Rather than computing densities, you can work with moments: because the $X_{(k)}$ and the $V_j$ all take values in $(0,1)$, their joint moments fully determine their distributions. For example, it's easy to check that for a positive integer $p$, $$ \Bbb E[V_1^p]=2\int_{0<u<v<1}u^pv^{-p}\,du\,dv=2\int_0^1\int_0^v u^pv^{-p}\,du\,dv={1\over p+1}. $$ As these are also the moments of a random variable uniformly distributed on $(0,1)$, it follows that $V_1\sim U(0,1)$.

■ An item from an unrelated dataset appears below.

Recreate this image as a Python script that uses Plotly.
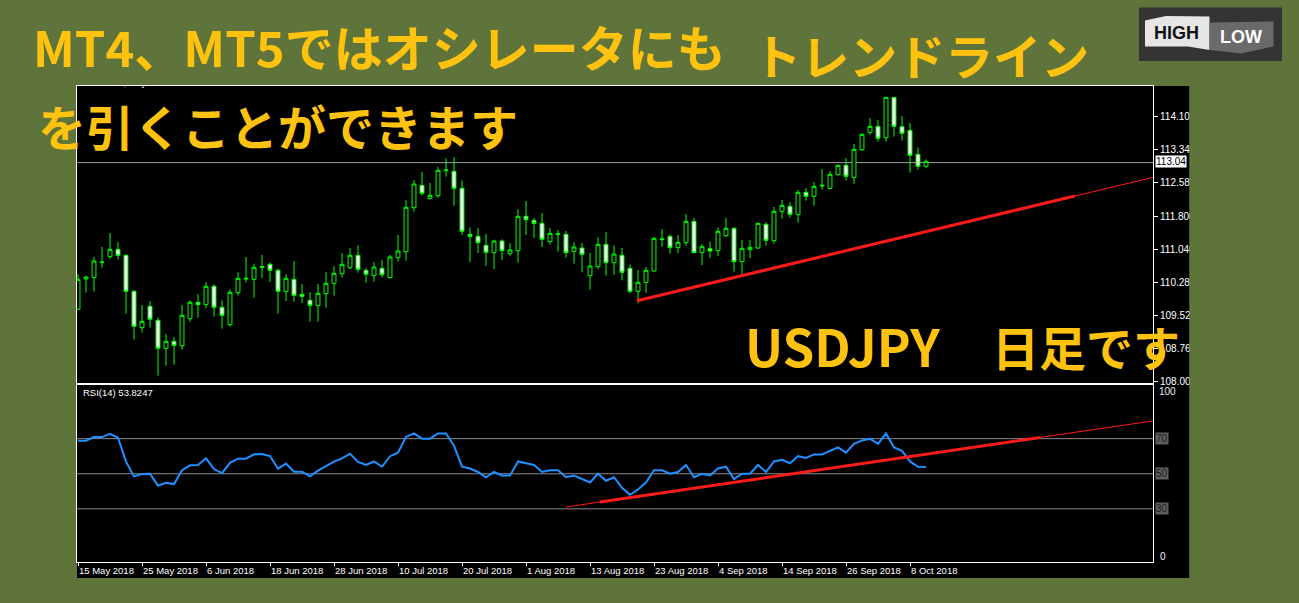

Now check that if $p_1,p_2, p_3$ are non-negative integers then $$ \Bbb E[X_{(1)}^{p_1}X_{(2)}^{p_2}X_{(3)}^{p_3}]=6\int_{u<v<w}u^{p_1}v^{p_2}w^{p_3}\,du\,dv\,dw={6\over(p_1+1)(p_1+p_2+2)(p_1+p_2+p_3+3)}. $$ From this it follows that for non-negative $q_1$ and $q_2$, $$ \Bbb E[V_1^{q_1}V_2^{q_2}]=\Bbb E[X_{(1)}^{q_1}X_{(2)}^{q_2-q_1}X_{(3)}^{-q_2}]={2\over (q_1+1)( q_2+2) }. $$ From this it follows that $V_1$ and $V_2$ are independent (the joint moments factor!) and that $V^2_2\sim U(0,1)$ (because $V_2^2$ has the correct moments!).